RECORDED INFORMATION:
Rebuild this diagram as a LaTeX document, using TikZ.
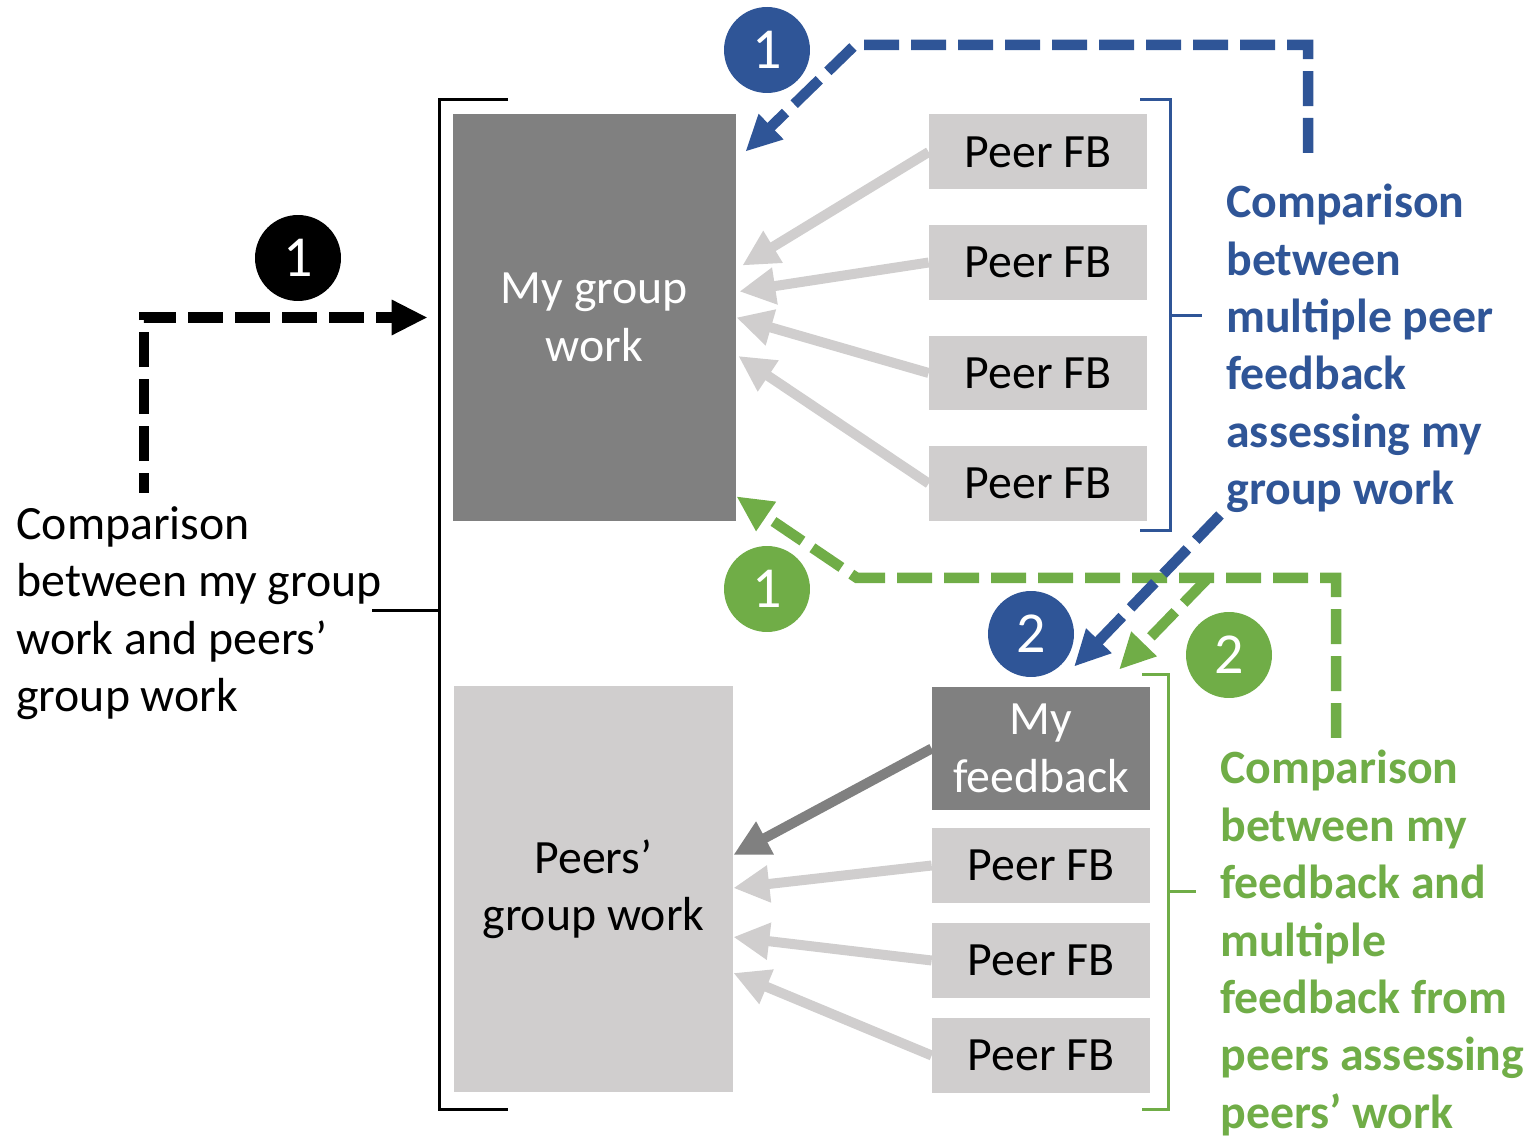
\documentclass[tikz,border=0pt]{standalone}
\usepackage{fontspec}
\setmainfont{Carlito}
\usetikzlibrary{arrows.meta}
\definecolor{fbblue}{HTML}{2F5597}
\definecolor{fbgreen}{HTML}{70AD47}
\definecolor{darkbox}{HTML}{808080}
\definecolor{lightbox}{HTML}{D0CECE}
\begin{document}
\begin{tikzpicture}[x=0.02cm, y=-0.02cm,
  every node/.style={font=\fontsize{27.2}{32.7}\selectfont},
  workbox/.style={rectangle, inner sep=0pt, align=center},
  fbbox/.style={rectangle, fill=lightbox, minimum width=4.36cm, minimum height=1.5cm, inner sep=0pt},
  numcirc/.style={circle, minimum size=1.72cm, inner sep=0pt, text=white, font=\fontsize{33}{38}\selectfont},
  fbarrow/.style={line width=0.2cm, -{Triangle[length=0.72cm,width=0.7cm]}},
  cmparrow/.style={line width=0.21cm, dash pattern=on 0.7cm off 0.24cm, -{Triangle[length=0.72cm,width=0.66cm]}},
  brack/.style={line width=0.06cm},
  note/.style={anchor=west, align=left, inner sep=0pt}]
  \useasboundingbox (0,0) rectangle (1532,1141);
  \node[workbox, fill=darkbox, text=white, minimum width=5.66cm, minimum height=8.14cm] (mygw) at (594.5,317.5) {My group\\work};
  \node[workbox, fill=lightbox, minimum width=5.58cm, minimum height=8.12cm] (peersgw) at (593.5,889) {Peers’\\group work};
  \foreach \i/\y in {1/152,2/262.5,3/373,4/483.5} \node[fbbox] (fb\i) at (1038,\y) {Peer FB};
  \node[fbbox, fill=darkbox, text=white, minimum height=2.46cm, align=center] (myfb) at (1041,748.5) {My\\feedback};
  \foreach \i/\y in {5/865.5,6/960.5,7/1055.5} \node[fbbox] (fb\i) at (1041,\y) {Peer FB};
  \draw[brack] (508,100) -- (439,100) -- (439,1109) -- (508,1109);
  \draw[brack] (372,611) -- (439,611);
  \draw[brack, fbblue] (1140,100) -- (1170,100) -- (1170,531) -- (1140,531) (1170,316) -- (1202,316);
  \draw[brack, fbgreen] (1142,675) -- (1168,675) -- (1168,1109) -- (1142,1109) (1168,891) -- (1196,891);
  \node[note] (cmpk) at (16,613) {Comparison\\between my group\\work and peers’\\group work};
  \node[note, text=fbblue, font=\bfseries\fontsize{27.2}{32.7}\selectfont] (cmpb) at (1226,348.5) {Comparison\\between\\multiple peer\\feedback\\assessing my\\group work};
  \node[note, text=fbgreen, font=\bfseries\fontsize{27.2}{32.7}\selectfont] (cmpg) at (1220,943) {Comparison\\between my\\feedback and\\multiple\\feedback from\\peers assessing\\peers’ work};
  \foreach \i/\x/\s in {1/0.12/1.04,2/0.06/0.52,3/0/0,4/0.04/-0.77} \draw[fbarrow, lightbox] (fb\i.west) -- ([xshift=\x cm,yshift=\s cm]mygw.east);
  \draw[fbarrow, darkbox] (myfb.west) -- ([yshift=0.68cm]peersgw.east);
  \foreach \i/\s in {5/0.02,6/-0.96,7/-1.68} \draw[fbarrow, lightbox] (fb\i.west) -- ([yshift=\s cm]peersgw.east);
  \coordinate (k0) at (144,493);
  \coordinate (b0) at (1308,153);
  \coordinate (b1) at (855,45);
  \coordinate (b2) at (1220,515);
  \coordinate (g0) at (1336,738);
  \coordinate (g1) at (857,578);
  \coordinate (g2) at (1208,578);
  \draw[cmparrow, dash phase=0.3cm] (k0) |- ([xshift=-0.5cm]mygw.west);
  \draw[cmparrow, fbgreen] (g0) |- (g1) -- ([yshift=0.5cm]mygw.south east);
  \draw[cmparrow, fbgreen] (g2) -- ([shift={(1.56cm,0.34cm)}]myfb.north);
  \draw[cmparrow, fbblue] (b0) |- (b1) -- ([shift={(0.18cm,-0.76cm)}]mygw.north east);
  \draw[cmparrow, fbblue] (b2) -- ([shift={(0.66cm,0.4cm)}]myfb.north);
  \node[numcirc, fill=black] (n1k) at (298,258) {1};
  \node[numcirc, fill=fbblue] (n1b) at (767,50) {1};
  \node[numcirc, fill=fbgreen] (n1g) at (767,589) {1};
  \node[numcirc, fill=fbblue] (n2b) at (1031,634) {2};
  \node[numcirc, fill=fbgreen] (n2g) at (1229,655) {2};
\end{tikzpicture}
\end{document}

GIVEN REQUEST:
Repeat the full listing above exactly, with no pictures in the copy.

ANSWER TO THE EXERCISE:
Rebuild this diagram as a LaTeX document, using TikZ.
\documentclass[tikz,border=0pt]{standalone}
\usepackage{fontspec}
\setmainfont{Carlito}
\usetikzlibrary{arrows.meta}
\definecolor{fbblue}{HTML}{2F5597}
\definecolor{fbgreen}{HTML}{70AD47}
\definecolor{darkbox}{HTML}{808080}
\definecolor{lightbox}{HTML}{D0CECE}
\begin{document}
\begin{tikzpicture}[x=0.02cm, y=-0.02cm,
  every node/.style={font=\fontsize{27.2}{32.7}\selectfont},
  workbox/.style={rectangle, inner sep=0pt, align=center},
  fbbox/.style={rectangle, fill=lightbox, minimum width=4.36cm, minimum height=1.5cm, inner sep=0pt},
  numcirc/.style={circle, minimum size=1.72cm, inner sep=0pt, text=white, font=\fontsize{33}{38}\selectfont},
  fbarrow/.style={line width=0.2cm, -{Triangle[length=0.72cm,width=0.7cm]}},
  cmparrow/.style={line width=0.21cm, dash pattern=on 0.7cm off 0.24cm, -{Triangle[length=0.72cm,width=0.66cm]}},
  brack/.style={line width=0.06cm},
  note/.style={anchor=west, align=left, inner sep=0pt}]
  \useasboundingbox (0,0) rectangle (1532,1141);
  \node[workbox, fill=darkbox, text=white, minimum width=5.66cm, minimum height=8.14cm] (mygw) at (594.5,317.5) {My group\\work};
  \node[workbox, fill=lightbox, minimum width=5.58cm, minimum height=8.12cm] (peersgw) at (593.5,889) {Peers’\\group work};
  \foreach \i/\y in {1/152,2/262.5,3/373,4/483.5} \node[fbbox] (fb\i) at (1038,\y) {Peer FB};
  \node[fbbox, fill=darkbox, text=white, minimum height=2.46cm, align=center] (myfb) at (1041,748.5) {My\\feedback};
  \foreach \i/\y in {5/865.5,6/960.5,7/1055.5} \node[fbbox] (fb\i) at (1041,\y) {Peer FB};
  \draw[brack] (508,100) -- (439,100) -- (439,1109) -- (508,1109);
  \draw[brack] (372,611) -- (439,611);
  \draw[brack, fbblue] (1140,100) -- (1170,100) -- (1170,531) -- (1140,531) (1170,316) -- (1202,316);
  \draw[brack, fbgreen] (1142,675) -- (1168,675) -- (1168,1109) -- (1142,1109) (1168,891) -- (1196,891);
  \node[note] (cmpk) at (16,613) {Comparison\\between my group\\work and peers’\\group work};
  \node[note, text=fbblue, font=\bfseries\fontsize{27.2}{32.7}\selectfont] (cmpb) at (1226,348.5) {Comparison\\between\\multiple peer\\feedback\\assessing my\\group work};
  \node[note, text=fbgreen, font=\bfseries\fontsize{27.2}{32.7}\selectfont] (cmpg) at (1220,943) {Comparison\\between my\\feedback and\\multiple\\feedback from\\peers assessing\\peers’ work};
  \foreach \i/\x/\s in {1/0.12/1.04,2/0.06/0.52,3/0/0,4/0.04/-0.77} \draw[fbarrow, lightbox] (fb\i.west) -- ([xshift=\x cm,yshift=\s cm]mygw.east);
  \draw[fbarrow, darkbox] (myfb.west) -- ([yshift=0.68cm]peersgw.east);
  \foreach \i/\s in {5/0.02,6/-0.96,7/-1.68} \draw[fbarrow, lightbox] (fb\i.west) -- ([yshift=\s cm]peersgw.east);
  \coordinate (k0) at (144,493);
  \coordinate (b0) at (1308,153);
  \coordinate (b1) at (855,45);
  \coordinate (b2) at (1220,515);
  \coordinate (g0) at (1336,738);
  \coordinate (g1) at (857,578);
  \coordinate (g2) at (1208,578);
  \draw[cmparrow, dash phase=0.3cm] (k0) |- ([xshift=-0.5cm]mygw.west);
  \draw[cmparrow, fbgreen] (g0) |- (g1) -- ([yshift=0.5cm]mygw.south east);
  \draw[cmparrow, fbgreen] (g2) -- ([shift={(1.56cm,0.34cm)}]myfb.north);
  \draw[cmparrow, fbblue] (b0) |- (b1) -- ([shift={(0.18cm,-0.76cm)}]mygw.north east);
  \draw[cmparrow, fbblue] (b2) -- ([shift={(0.66cm,0.4cm)}]myfb.north);
  \node[numcirc, fill=black] (n1k) at (298,258) {1};
  \node[numcirc, fill=fbblue] (n1b) at (767,50) {1};
  \node[numcirc, fill=fbgreen] (n1g) at (767,589) {1};
  \node[numcirc, fill=fbblue] (n2b) at (1031,634) {2};
  \node[numcirc, fill=fbgreen] (n2g) at (1229,655) {2};
\end{tikzpicture}
\end{document}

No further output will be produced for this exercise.